Source excerpt =
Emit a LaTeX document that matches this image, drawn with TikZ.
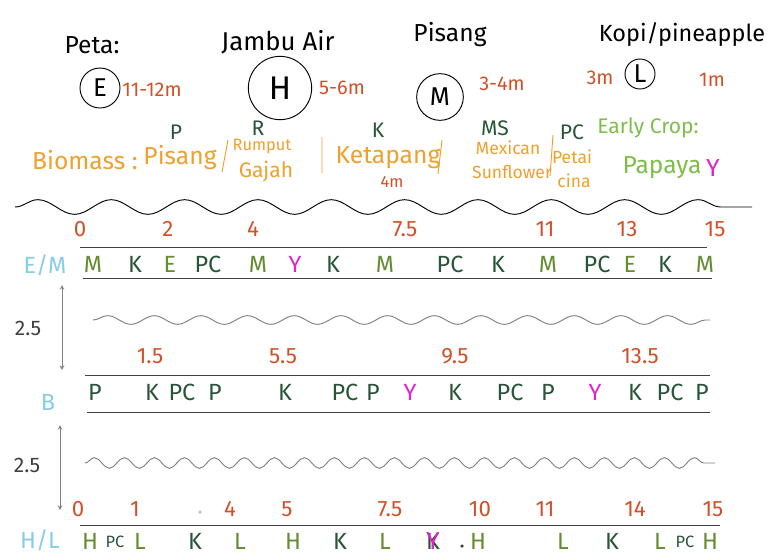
\documentclass[tikz,border=0pt]{standalone}
\usepackage{fontspec}
\setmainfont{Fira Sans}
\usetikzlibrary{decorations.pathmorphing}
\tikzset{>=stealth}
\definecolor{bioorange}{RGB}{240,160,45}
\definecolor{numred}{RGB}{210,80,40}
\definecolor{darkgreen}{RGB}{40,85,55}
\definecolor{olivegreen}{RGB}{100,140,50}
\definecolor{lightgreen}{RGB}{125,190,75}
\definecolor{papaya}{RGB}{225,35,205}
\definecolor{rowblue}{RGB}{135,205,230}

\begin{document}
\begin{tikzpicture}[x=0.3mm,y=-0.3mm,
    big/.style={font=\fontsize{21}{23}\selectfont},
    mid/.style={font=\fontsize{18}{20}\selectfont},
    row/.style={font=\fontsize{20}{22}\selectfont},
    low/.style={font=\fontsize{15}{17}\selectfont},
    small/.style={font=\fontsize{14}{16}\selectfont},
    num/.style={font=\fontsize{19}{21}\selectfont,color=numred},
    tree/.style={draw,circle,thick,inner sep=0pt,font=\fontsize{22}{24}\selectfont}]
    \useasboundingbox (0,0) rectangle (769,559);
    % trees and heights
    \node[big] (peta) at (92,45) {Peta:};
    \node[big,font=\fontsize{22}{24}\selectfont] (jambu) at (278,42) {Jambu Air};
    \node[big] (pisang) at (450,35) {Pisang};
    \node[big,font=\fontsize{20}{22}\selectfont] (kopi) at (682,35) {Kopi/pineapple};
    \node[tree,minimum size=12mm] (E) at (100,88) {E};
    \node[tree,minimum size=19mm,font=\fontsize{28}{30}\selectfont] (H) at (280,88) {H};
    \node[tree,minimum size=14mm] (M) at (440,97) {M};
    \node[tree,minimum size=9mm] (L) at (640,74) {L};
    \node[num,font=\fontsize{17}{19}\selectfont] (hE) at (152,90) {11-12m};
    \node[num,font=\fontsize{17}{19}\selectfont] (hH) at (342,88) {5-6m};
    \node[num,font=\fontsize{17}{19}\selectfont] (hM) at (502,84) {3-4m};
    \node[num,font=\fontsize{17}{19}\selectfont] (hL) at (600,78) {3m};
    \node[num,font=\fontsize{17}{19}\selectfont] (hP) at (712,80) {1m};
    % biomass
    \node[big,color=bioorange,anchor=west] (bio) at (28,160) {Biomass :};
    \node[big,color=bioorange] (bP) at (180,158) {Pisang};
    \node[small,color=bioorange] (bR1) at (262,147) {Rumput};
    \node[mid,color=bioorange] (bR2) at (266,172) {Gajah};
    \node[big,color=bioorange] (bK) at (388,158) {Ketapang};
    \node[small,color=numred] (bK2) at (392,182) {4m};
    \node[low,color=bioorange] (bMS1) at (508,148) {Mexican};
    \node[low,color=bioorange] (bMS2) at (512,172) {Sunflower};
    \node[low,color=bioorange] (bPC1) at (572,157) {Petai};
    \node[low,color=bioorange] (bPC2) at (574,181) {cina};
    \draw[bioorange,thick] (228,140) -- (222,172) (322,137) -- (322,173) (442,140) -- (438,174) (553,135) -- (550,176);
    \node[mid,color=darkgreen] (kP) at (176,132) {P};
    \node[mid,color=darkgreen] (kR) at (258,128) {R};
    \node[mid,color=darkgreen] (kK) at (378,130) {K};
    \node[mid,color=darkgreen] (kMS) at (495,128) {MS};
    \node[mid,color=darkgreen] (kPC) at (572,132) {PC};
    \node[mid,color=lightgreen] (early) at (648,128) {Early Crop:};
    \node[big,color=lightgreen] (papaya) at (662,168) {Papaya};
    \node[big,color=papaya] (kY) at (713,168) {Y};
    \draw[thick,decorate,decoration={snake,amplitude=2.2mm,segment length=22mm}] (15,207) -- (752,207);
    % row E/M
    \node[row,color=rowblue] (rEM) at (45,265) {E/M};
    \draw[thick,color=darkgray] (80,247) -- (707,247);
    \draw[thick,color=darkgray] (83,278) -- (712,278);
    \foreach \x/\t in {80/0,168/2,253/4,405/7.5,545/11,627/13,715/15}
        \node[num] (a\t) at (\x,229) {\t};
    \foreach \x/\t/\c [count=\i] in {93/M/olivegreen,135/K/darkgreen,170/E/olivegreen,208/PC/darkgreen,258/M/olivegreen,295/Y/papaya,333/K/darkgreen,385/M/olivegreen,450/PC/darkgreen,498/K/darkgreen,548/M/olivegreen,597/PC/darkgreen,630/E/olivegreen,665/K/darkgreen,705/M/olivegreen}
        \node[row,color=\c] (e\i) at (\x,264) {\t};
    \draw[<->,gray,thick] (62,285) -- (62,370);
    \node[mid,color=darkgray] (d1) at (28,328) {2.5};
    \draw[gray,thick,decorate,decoration={snake,amplitude=1.3mm,segment length=14mm}] (93,320) -- (710,320);
    % row B
    \node[row,color=rowblue] (rB) at (48,402) {B};
    \draw[thick,color=darkgray] (85,375) -- (710,375);
    \draw[thick,color=darkgray] (87,412) -- (710,412);
    \foreach \x/\t in {150/1.5,283/5.5,455/9.5,640/13.5}
        \node[num] (b\t) at (\x,356) {\t};
    \foreach \x/\t/\c [count=\i] in {95/P/darkgreen,152/K/darkgreen,182/PC/darkgreen,215/P/darkgreen,285/K/darkgreen,345/PC/darkgreen,373/P/darkgreen,410/Y/papaya,455/K/darkgreen,510/PC/darkgreen,548/P/darkgreen,595/Y/papaya,635/K/darkgreen,670/PC/darkgreen,702/P/darkgreen}
        \node[row,color=\c] (p\i) at (\x,392) {\t};
    \draw[<->,gray,thick] (60,425) -- (60,510);
    \node[mid,color=darkgray] (d2) at (27,465) {2.5};
    \draw[gray,thick,decorate,decoration={snake,amplitude=1.6mm,segment length=9mm}] (85,463) -- (715,463);
    % row H/L
    \node[row,color=rowblue] (rHL) at (40,540) {H/L};
    \draw[thick,color=darkgray] (80,525) -- (720,525);
    \foreach \x/\t in {78/0,135/1,230/4,287/5,390/7.5,480/10,545/11,635/14,713/15}
        \node[num] (c\t) at (\x,509) {\t};
    \fill[lightgray] (200,512) circle (1.5pt);
    \foreach \x/\t/\c [count=\i] in {90/H/olivegreen,140/L/olivegreen,195/K/darkgreen,240/L/olivegreen,293/H/olivegreen,340/K/darkgreen,385/L/olivegreen,433/K/darkgreen,478/H/olivegreen,563/L/olivegreen,612/K/darkgreen,660/L/olivegreen,710/H/olivegreen}
        \node[row,color=\c] (h\i) at (\x,541) {\t};
    \node[small,color=darkgreen] (hPC1) at (115,542) {PC};
    \node[small,color=darkgreen] (hPC2) at (685,542) {PC};
    \node[big,color=papaya] (hY) at (h8) {Y};
    \fill[darkgray] (462,546) circle (1.5pt);
\end{tikzpicture}
\end{document}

Work required =
Transcribe all the data word for word; the images stay out.

Full answer =
Emit a LaTeX document that matches this image, drawn with TikZ.
\documentclass[tikz,border=0pt]{standalone}
\usepackage{fontspec}
\setmainfont{Fira Sans}
\usetikzlibrary{decorations.pathmorphing}
\tikzset{>=stealth}
\definecolor{bioorange}{RGB}{240,160,45}
\definecolor{numred}{RGB}{210,80,40}
\definecolor{darkgreen}{RGB}{40,85,55}
\definecolor{olivegreen}{RGB}{100,140,50}
\definecolor{lightgreen}{RGB}{125,190,75}
\definecolor{papaya}{RGB}{225,35,205}
\definecolor{rowblue}{RGB}{135,205,230}

\begin{document}
\begin{tikzpicture}[x=0.3mm,y=-0.3mm,
    big/.style={font=\fontsize{21}{23}\selectfont},
    mid/.style={font=\fontsize{18}{20}\selectfont},
    row/.style={font=\fontsize{20}{22}\selectfont},
    low/.style={font=\fontsize{15}{17}\selectfont},
    small/.style={font=\fontsize{14}{16}\selectfont},
    num/.style={font=\fontsize{19}{21}\selectfont,color=numred},
    tree/.style={draw,circle,thick,inner sep=0pt,font=\fontsize{22}{24}\selectfont}]
    \useasboundingbox (0,0) rectangle (769,559);
    % trees and heights
    \node[big] (peta) at (92,45) {Peta:};
    \node[big,font=\fontsize{22}{24}\selectfont] (jambu) at (278,42) {Jambu Air};
    \node[big] (pisang) at (450,35) {Pisang};
    \node[big,font=\fontsize{20}{22}\selectfont] (kopi) at (682,35) {Kopi/pineapple};
    \node[tree,minimum size=12mm] (E) at (100,88) {E};
    \node[tree,minimum size=19mm,font=\fontsize{28}{30}\selectfont] (H) at (280,88) {H};
    \node[tree,minimum size=14mm] (M) at (440,97) {M};
    \node[tree,minimum size=9mm] (L) at (640,74) {L};
    \node[num,font=\fontsize{17}{19}\selectfont] (hE) at (152,90) {11-12m};
    \node[num,font=\fontsize{17}{19}\selectfont] (hH) at (342,88) {5-6m};
    \node[num,font=\fontsize{17}{19}\selectfont] (hM) at (502,84) {3-4m};
    \node[num,font=\fontsize{17}{19}\selectfont] (hL) at (600,78) {3m};
    \node[num,font=\fontsize{17}{19}\selectfont] (hP) at (712,80) {1m};
    % biomass
    \node[big,color=bioorange,anchor=west] (bio) at (28,160) {Biomass :};
    \node[big,color=bioorange] (bP) at (180,158) {Pisang};
    \node[small,color=bioorange] (bR1) at (262,147) {Rumput};
    \node[mid,color=bioorange] (bR2) at (266,172) {Gajah};
    \node[big,color=bioorange] (bK) at (388,158) {Ketapang};
    \node[small,color=numred] (bK2) at (392,182) {4m};
    \node[low,color=bioorange] (bMS1) at (508,148) {Mexican};
    \node[low,color=bioorange] (bMS2) at (512,172) {Sunflower};
    \node[low,color=bioorange] (bPC1) at (572,157) {Petai};
    \node[low,color=bioorange] (bPC2) at (574,181) {cina};
    \draw[bioorange,thick] (228,140) -- (222,172) (322,137) -- (322,173) (442,140) -- (438,174) (553,135) -- (550,176);
    \node[mid,color=darkgreen] (kP) at (176,132) {P};
    \node[mid,color=darkgreen] (kR) at (258,128) {R};
    \node[mid,color=darkgreen] (kK) at (378,130) {K};
    \node[mid,color=darkgreen] (kMS) at (495,128) {MS};
    \node[mid,color=darkgreen] (kPC) at (572,132) {PC};
    \node[mid,color=lightgreen] (early) at (648,128) {Early Crop:};
    \node[big,color=lightgreen] (papaya) at (662,168) {Papaya};
    \node[big,color=papaya] (kY) at (713,168) {Y};
    \draw[thick,decorate,decoration={snake,amplitude=2.2mm,segment length=22mm}] (15,207) -- (752,207);
    % row E/M
    \node[row,color=rowblue] (rEM) at (45,265) {E/M};
    \draw[thick,color=darkgray] (80,247) -- (707,247);
    \draw[thick,color=darkgray] (83,278) -- (712,278);
    \foreach \x/\t in {80/0,168/2,253/4,405/7.5,545/11,627/13,715/15}
        \node[num] (a\t) at (\x,229) {\t};
    \foreach \x/\t/\c [count=\i] in {93/M/olivegreen,135/K/darkgreen,170/E/olivegreen,208/PC/darkgreen,258/M/olivegreen,295/Y/papaya,333/K/darkgreen,385/M/olivegreen,450/PC/darkgreen,498/K/darkgreen,548/M/olivegreen,597/PC/darkgreen,630/E/olivegreen,665/K/darkgreen,705/M/olivegreen}
        \node[row,color=\c] (e\i) at (\x,264) {\t};
    \draw[<->,gray,thick] (62,285) -- (62,370);
    \node[mid,color=darkgray] (d1) at (28,328) {2.5};
    \draw[gray,thick,decorate,decoration={snake,amplitude=1.3mm,segment length=14mm}] (93,320) -- (710,320);
    % row B
    \node[row,color=rowblue] (rB) at (48,402) {B};
    \draw[thick,color=darkgray] (85,375) -- (710,375);
    \draw[thick,color=darkgray] (87,412) -- (710,412);
    \foreach \x/\t in {150/1.5,283/5.5,455/9.5,640/13.5}
        \node[num] (b\t) at (\x,356) {\t};
    \foreach \x/\t/\c [count=\i] in {95/P/darkgreen,152/K/darkgreen,182/PC/darkgreen,215/P/darkgreen,285/K/darkgreen,345/PC/darkgreen,373/P/darkgreen,410/Y/papaya,455/K/darkgreen,510/PC/darkgreen,548/P/darkgreen,595/Y/papaya,635/K/darkgreen,670/PC/darkgreen,702/P/darkgreen}
        \node[row,color=\c] (p\i) at (\x,392) {\t};
    \draw[<->,gray,thick] (60,425) -- (60,510);
    \node[mid,color=darkgray] (d2) at (27,465) {2.5};
    \draw[gray,thick,decorate,decoration={snake,amplitude=1.6mm,segment length=9mm}] (85,463) -- (715,463);
    % row H/L
    \node[row,color=rowblue] (rHL) at (40,540) {H/L};
    \draw[thick,color=darkgray] (80,525) -- (720,525);
    \foreach \x/\t in {78/0,135/1,230/4,287/5,390/7.5,480/10,545/11,635/14,713/15}
        \node[num] (c\t) at (\x,509) {\t};
    \fill[lightgray] (200,512) circle (1.5pt);
    \foreach \x/\t/\c [count=\i] in {90/H/olivegreen,140/L/olivegreen,195/K/darkgreen,240/L/olivegreen,293/H/olivegreen,340/K/darkgreen,385/L/olivegreen,433/K/darkgreen,478/H/olivegreen,563/L/olivegreen,612/K/darkgreen,660/L/olivegreen,710/H/olivegreen}
        \node[row,color=\c] (h\i) at (\x,541) {\t};
    \node[small,color=darkgreen] (hPC1) at (115,542) {PC};
    \node[small,color=darkgreen] (hPC2) at (685,542) {PC};
    \node[big,color=papaya] (hY) at (h8) {Y};
    \fill[darkgray] (462,546) circle (1.5pt);
\end{tikzpicture}
\end{document}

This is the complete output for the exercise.